Salazar, Tia Mariquinhas e Ti António Feitor para os conterrâneos. João
Falcato, jornalista do Diário de Notícias, também entrara à socapa na
residência, disfarçado de ajudante do escultor. «Mas o jornalista não conseguiu
vencer o homem» e o repórter dera meia volta. O escultor abandona a
residência ao final da tarde. Guardará as duas peças no ateliê pela vida fora,
sem que alguém as tenha pago ou mandado buscar.
No dia da morte de Salazar, Eduardo Coelho vertera para o seu diário um
epitáfio do seu doente. Além das «complicações gravíssimas», o cardiologista
juntara ao drama vivido pelo falecido «as dores do espírito» e «as dores da
alma». Sentira que «antigos ministros, os que lhe deviam tudo, os que ele
colocou em lugares chorudos» o abandonaram, na sua maioria, «não lhe deram
assistência moral».
A hipócrita homenagem ao morto tinha-a agora Eduardo Coelho, diante dos
olhos, protagonizada por homens esquecidos do próprio esquecimento de
Salazar durante a doença, pois já então andavam de noivado com o
oportunismo e a vontade de agradar aos novos mandantes. «Eu próprio lhes
pedi que o visitassem. Nunca puseram os pés em São Bento», recordará, nos
seus escritos, o médico. «Que tristeza! Podia juntar os nomes dos que faltaram.
E como ele sentia os que faltavam», escrevera, concluindo: «Fizeram dele o
exilado de si próprio.»
Marta, irmã mais velha de Salazar, chega a Lisboa na madrugada de 28 de
julho e é logo posta perante questão delicada: decidir se o irmão deve ou não
ser embalsamado. A relação entre ambos, carente de afeições familiares de
grande proximidade, sempre fora respeitosa, mas nunca de molde a tomar
responsabilidade de tal envergadura.

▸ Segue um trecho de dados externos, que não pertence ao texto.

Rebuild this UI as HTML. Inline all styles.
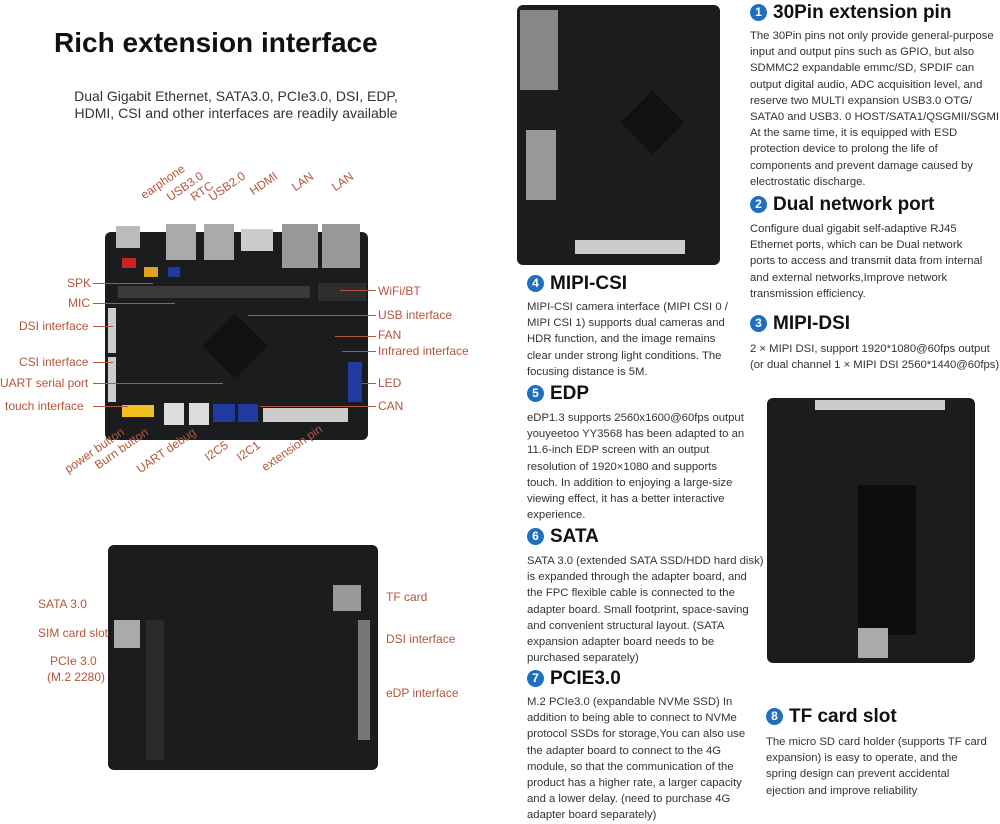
<!DOCTYPE html><html><head><meta charset="utf-8"><style>
body{margin:0;width:1000px;height:819px;background:#fff;position:relative;overflow:hidden;font-family:"Liberation Sans",sans-serif;color:#333}
.a{position:absolute;white-space:nowrap}
.l{position:absolute;white-space:nowrap;color:#b5543a;font-size:12px}
.r{transform-origin:left bottom;transform:rotate(-35deg)}
.h{position:absolute;font-size:19px;font-weight:bold;color:#111;white-space:nowrap}
.n{display:inline-block;width:17px;height:17px;border-radius:50%;background:#1f6fc0;color:#fff;font-size:12px;text-align:center;line-height:17px;vertical-align:2px;margin-right:6px}
.p{position:absolute;font-size:11.3px;line-height:16.2px;color:#333;white-space:nowrap}
.b{position:absolute;background:#1b1c1e;border-radius:6px}
.c{position:absolute}
.ln{position:absolute;background:#b5543a;height:1px}
</style></head><body>
<div class="a" style="left:54px;top:27px;font-size:28px;font-weight:bold;color:#111">Rich extension interface</div>
<div class="a" style="left:0;width:472px;text-align:center;top:88px;font-size:14px;line-height:17px">Dual Gigabit Ethernet, SATA3.0, PCIe3.0, DSI, EDP,<br>HDMI, CSI and other interfaces are readily available</div>

<!-- board 1 -->
<div class="b" style="left:105px;top:232px;width:263px;height:208px"></div>
<div class="c" style="left:116px;top:226px;width:24px;height:22px;background:#bbb"></div>
<div class="c" style="left:166px;top:224px;width:30px;height:36px;background:#aaa"></div>
<div class="c" style="left:204px;top:224px;width:30px;height:36px;background:#aaa"></div>
<div class="c" style="left:241px;top:229px;width:32px;height:22px;background:#ccc"></div>
<div class="c" style="left:282px;top:224px;width:36px;height:44px;background:#999"></div>
<div class="c" style="left:322px;top:224px;width:38px;height:44px;background:#999"></div>
<div class="c" style="left:122px;top:258px;width:14px;height:10px;background:#c22"></div>
<div class="c" style="left:144px;top:267px;width:14px;height:10px;background:#e0a020"></div>
<div class="c" style="left:168px;top:267px;width:12px;height:10px;background:#1f3aa0"></div>
<div class="c" style="left:118px;top:286px;width:192px;height:12px;background:#3a3a3a"></div>
<div class="c" style="left:318px;top:283px;width:48px;height:18px;background:#2e2e2e"></div>
<div class="c" style="left:108px;top:308px;width:8px;height:45px;background:#ccc"></div>
<div class="c" style="left:108px;top:357px;width:8px;height:45px;background:#ccc"></div>
<div class="c" style="left:212px;top:323px;width:46px;height:46px;background:#111;transform:rotate(45deg)"></div>
<div class="c" style="left:122px;top:405px;width:32px;height:12px;background:#f0c020"></div>
<div class="c" style="left:164px;top:403px;width:20px;height:22px;background:#ddd"></div>
<div class="c" style="left:189px;top:403px;width:20px;height:22px;background:#ddd"></div>
<div class="c" style="left:213px;top:404px;width:22px;height:18px;background:#1f3aa0"></div>
<div class="c" style="left:238px;top:404px;width:20px;height:18px;background:#1f3aa0"></div>
<div class="c" style="left:263px;top:408px;width:85px;height:14px;background:#ccc"></div>
<div class="c" style="left:348px;top:362px;width:14px;height:40px;background:#1f3aa0"></div>
<div class="ln" style="left:93px;top:283px;width:60px"></div>
<div class="ln" style="left:93px;top:303px;width:82px"></div>
<div class="ln" style="left:93px;top:326px;width:20px"></div>
<div class="ln" style="left:93px;top:362px;width:20px"></div>
<div class="ln" style="left:93px;top:383px;width:130px"></div>
<div class="ln" style="left:93px;top:406px;width:35px"></div>
<div class="ln" style="left:340px;top:290px;width:36px"></div>
<div class="ln" style="left:248px;top:315px;width:128px"></div>
<div class="ln" style="left:335px;top:336px;width:41px"></div>
<div class="ln" style="left:342px;top:351px;width:34px"></div>
<div class="ln" style="left:362px;top:383px;width:14px"></div>
<div class="ln" style="left:260px;top:406px;width:116px"></div>
<div class="l" style="left:67px;top:276px">SPK</div><div class="l" style="left:68px;top:296px">MIC</div>
<div class="l" style="left:19px;top:319px">DSI interface</div><div class="l" style="left:19px;top:355px">CSI interface</div>
<div class="l" style="left:0px;top:376px">UART serial port</div><div class="l" style="left:5px;top:399px">touch interface</div>
<div class="l" style="left:378px;top:284px">WiFi/BT</div><div class="l" style="left:378px;top:308px">USB interface</div>
<div class="l" style="left:378px;top:328px">FAN</div><div class="l" style="left:378px;top:344px">Infrared interface</div>
<div class="l" style="left:378px;top:376px">LED</div><div class="l" style="left:378px;top:399px">CAN</div>
<div class="l r" style="left:146px;top:188px">earphone</div><div class="l r" style="left:172px;top:190px">USB3.0</div>
<div class="l r" style="left:196px;top:190px">RTC</div><div class="l r" style="left:214px;top:190px">USB2.0</div>
<div class="l r" style="left:255px;top:184px">HDMI</div><div class="l r" style="left:297px;top:180px">LAN</div><div class="l r" style="left:337px;top:180px">LAN</div>
<div class="l r" style="left:70px;top:462px">power button</div><div class="l r" style="left:100px;top:458px">Burn button</div>
<div class="l r" style="left:142px;top:462px">UART debug</div><div class="l r" style="left:210px;top:450px">I2C5</div>
<div class="l r" style="left:242px;top:450px">I2C1</div><div class="l r" style="left:267px;top:460px">extension pin</div>

<!-- board 2 -->
<div class="b" style="left:108px;top:545px;width:270px;height:225px"></div>
<div class="c" style="left:333px;top:585px;width:28px;height:26px;background:#999"></div>
<div class="c" style="left:114px;top:620px;width:26px;height:28px;background:#aaa"></div>
<div class="c" style="left:146px;top:620px;width:18px;height:140px;background:#2a2a2a"></div>
<div class="c" style="left:358px;top:620px;width:12px;height:120px;background:#777"></div>
<div class="l" style="left:38px;top:597px">SATA 3.0</div><div class="l" style="left:38px;top:626px">SIM card slot</div>
<div class="l" style="left:50px;top:654px">PCIe 3.0</div><div class="l" style="left:47px;top:670px">(M.2 2280)</div>
<div class="l" style="left:386px;top:590px">TF card</div><div class="l" style="left:386px;top:632px">DSI interface</div>
<div class="l" style="left:386px;top:686px">eDP interface</div>

<!-- top-middle board -->
<div class="b" style="left:517px;top:5px;width:203px;height:260px"></div>
<div class="c" style="left:520px;top:10px;width:38px;height:80px;background:#888"></div>
<div class="c" style="left:526px;top:130px;width:30px;height:70px;background:#999"></div>
<div class="c" style="left:575px;top:240px;width:110px;height:14px;background:#ccc"></div>
<div class="c" style="left:630px;top:100px;width:45px;height:45px;background:#111;transform:rotate(45deg)"></div>
<!-- right board -->
<div class="b" style="left:767px;top:398px;width:208px;height:265px"></div>
<div class="c" style="left:858px;top:485px;width:58px;height:150px;background:#0d0d0d"></div>
<div class="c" style="left:815px;top:400px;width:130px;height:10px;background:#ccc"></div>
<div class="c" style="left:858px;top:628px;width:30px;height:30px;background:#aaa"></div>

<div class="h" style="left:750px;top:2px"><span class="n">1</span>30Pin extension pin</div>
<div class="p" style="left:750px;top:28px">The 30Pin pins not only provide general-purpose<br>input and output pins such as GPIO, but also<br>SDMMC2 expandable emmc/SD, SPDIF can<br>output digital audio, ADC acquisition level, and<br>reserve two MULTI expansion USB3.0 OTG/<br>SATA0 and USB3. 0 HOST/SATA1/QSGMII/SGMII.<br>At the same time, it is equipped with ESD<br>protection device to prolong the life of<br>components and prevent damage caused by<br>electrostatic discharge.</div>
<div class="h" style="left:750px;top:194px"><span class="n">2</span>Dual network port</div>
<div class="p" style="left:750px;top:221px">Configure dual gigabit self-adaptive RJ45<br>Ethernet ports, which can be Dual network<br>ports to access and transmit data from  internal<br>and external networks,Improve network<br>transmission efficiency.</div>
<div class="h" style="left:750px;top:313px"><span class="n">3</span>MIPI-DSI</div>
<div class="p" style="left:750px;top:341px">2 × MIPI DSI, support 1920*1080@60fps output<br>(or dual channel 1 × MIPI DSI 2560*1440@60fps)</div>

<div class="h" style="left:527px;top:273px"><span class="n">4</span>MIPI-CSI</div>
<div class="p" style="left:527px;top:299px">MIPI-CSI camera interface (MIPI CSI 0 /<br>MIPI CSI 1) supports dual cameras and<br>HDR function, and the image remains<br>clear under strong light conditions. The<br>focusing distance is 5M.</div>
<div class="h" style="left:527px;top:383px"><span class="n">5</span>EDP</div>
<div class="p" style="left:527px;top:410px">eDP1.3 supports 2560x1600@60fps output<br>youyeetoo YY3568 has been adapted to an<br>11.6-inch EDP screen with an output<br>resolution of 1920×1080 and supports<br>touch. In addition to enjoying a large-size<br>viewing effect, it has a better interactive<br>experience.</div>
<div class="h" style="left:527px;top:526px"><span class="n">6</span>SATA</div>
<div class="p" style="left:527px;top:553px">SATA 3.0 (extended SATA SSD/HDD hard disk)<br>is expanded through the adapter board, and<br>the FPC flexible cable is connected to the<br>adapter board. Small footprint, space-saving<br>and convenient structural layout. (SATA<br>expansion adapter board needs to be<br>purchased separately)</div>
<div class="h" style="left:527px;top:668px"><span class="n">7</span>PCIE3.0</div>
<div class="p" style="left:527px;top:694px">M.2 PCIe3.0 (expandable NVMe SSD) In<br>addition to being able to connect to NVMe<br>protocol SSDs for storage,You can also use<br>the adapter board to connect to the 4G<br>module, so that the communication of the<br>product has a higher rate, a larger capacity<br>and a lower delay. (need to purchase 4G<br>adapter board separately)</div>
<div class="h" style="left:766px;top:706px"><span class="n">8</span>TF card slot</div>
<div class="p" style="left:766px;top:734px">The micro SD card holder (supports TF card<br>expansion) is easy to operate, and the<br>spring design can prevent accidental<br>ejection and improve reliability</div>
</body></html>
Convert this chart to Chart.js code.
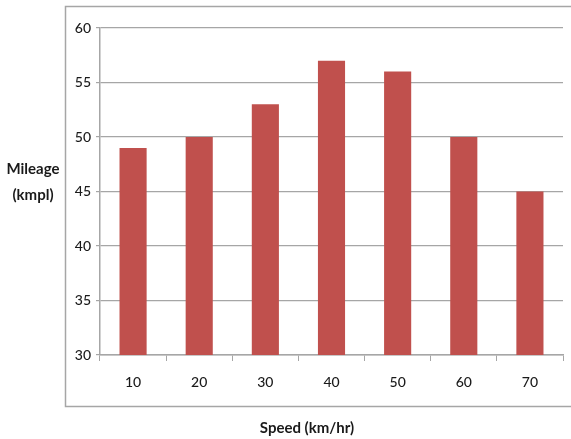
<!DOCTYPE html>
<html>
<head>
<meta charset="utf-8">
<script src="https://cdn.jsdelivr.net/npm/chart.js@4"></script>
<style>
  html, body { margin: 0; padding: 0; background: #fff; }
  #wrap { width: 571px; height: 439px; }
</style>
</head>
<body>
<div id="wrap"><canvas id="mileageChart" width="571" height="439"></canvas></div>
<script>
const speeds = ["10", "20", "30", "40", "50", "60", "70"];
const mileage = [49, 50, 53, 57, 56, 50, 45];
const yTitle = ["Mileage", "(kmpl)"];
const xTitle = "Speed (km/hr)";

const FONT = "Lato, 'Open Sans', sans-serif";

// frame around the plot + axis titles, excel style
const decorations = {
  id: "decorations",
  beforeDraw(chart) {
    const ctx = chart.ctx;
    ctx.save();
    ctx.fillStyle = "#fff";
    ctx.fillRect(0, 0, chart.width, chart.height);
    ctx.strokeStyle = "#a6a6a6";
    ctx.lineWidth = 1.5;
    ctx.strokeRect(65.5, 6.5, 520, 400);
    ctx.restore();
  },
  afterDraw(chart) {
    const ctx = chart.ctx;
    ctx.save();
    ctx.fillStyle = "#1a1a1a";
    ctx.font = "bold 15px " + FONT;
    ctx.textAlign = "center";
    ctx.textBaseline = "middle";
    ctx.fillText(yTitle[0], 33, 169);
    ctx.fillText(yTitle[1], 33, 195);
    ctx.fillText(xTitle, 307, 428);
    ctx.restore();
  },
};

const config = {
  type: "bar",
  data: {
    labels: speeds,
    datasets: [
      {
        label: "Mileage",
        data: mileage,
        backgroundColor: "#c0504d",
        categoryPercentage: 1,
        barPercentage: 0.41,
      },
    ],
  },
  options: {
    responsive: false,
    animation: false,
    layout: { padding: { left: 65, right: 8, top: 28, bottom: 0 } },
    plugins: { legend: { display: false }, tooltip: { enabled: false } },
    scales: {
      x: {
        grid: {
          offset: true,
          drawOnChartArea: false,
          tickLength: 6,
          color: "#a6a6a6",
        },
        border: { color: "#a6a6a6", width: 1.5 },
        ticks: { color: "#1a1a1a", font: { family: FONT, size: 14, weight: "500" }, padding: 13 },
        afterFit(scale) {
          scale.height = 84;
        },
      },
      y: {
        min: 30,
        max: 60,
        ticks: {
          stepSize: 5,
          color: "#1a1a1a",
          font: { family: FONT, size: 14, weight: "500" },
          padding: 5,
        },
        grid: { color: "#a6a6a6", lineWidth: 1.2, tickLength: 4 },
        border: { color: "#a6a6a6", width: 1.5 },
        afterFit(scale) {
          scale.width = 35;
        },
      },
    },
  },
  plugins: [decorations],
};

const myChart = new Chart(document.getElementById("mileageChart"), config);
</script>
</body>
</html>
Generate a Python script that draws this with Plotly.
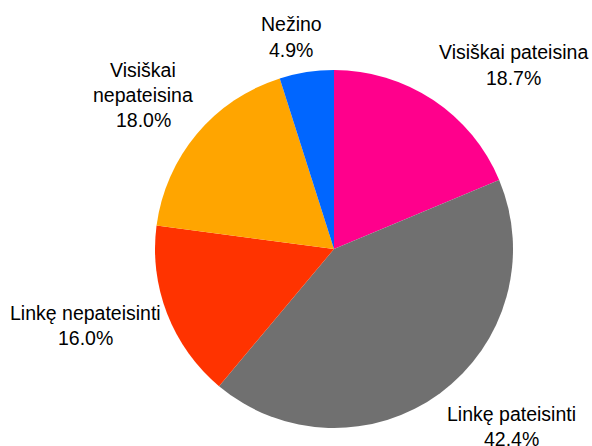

Ela, atarantada com a incumbência, opta
pelo embalsamento, que terá de ser deixado para o dia seguinte, pois a noite vai
longa.
Ao amanhecer, precipitam-se novas urgências, aceleram-se os preparativos
do transporte de Salazar para o Mosteiro dos Jerónimos.
Nos seus aposentos, há uma persiana ligeiramente subida por onde entra a
aragem que faz ondular lá fora a cabeleira das palmeiras do jardim.
Magalhães Monteiro, jornalista afeto ao regime, olha a cama vazia e observa
os delicados movimentos de uma freira que alisa a colcha e recompõe as flores.
Bissaya Barreto saíra dali amparado, inconsolável. O resto são mulheres, umas
viúvas, outras casadas com militares, outras ainda desconhecidas do repórter.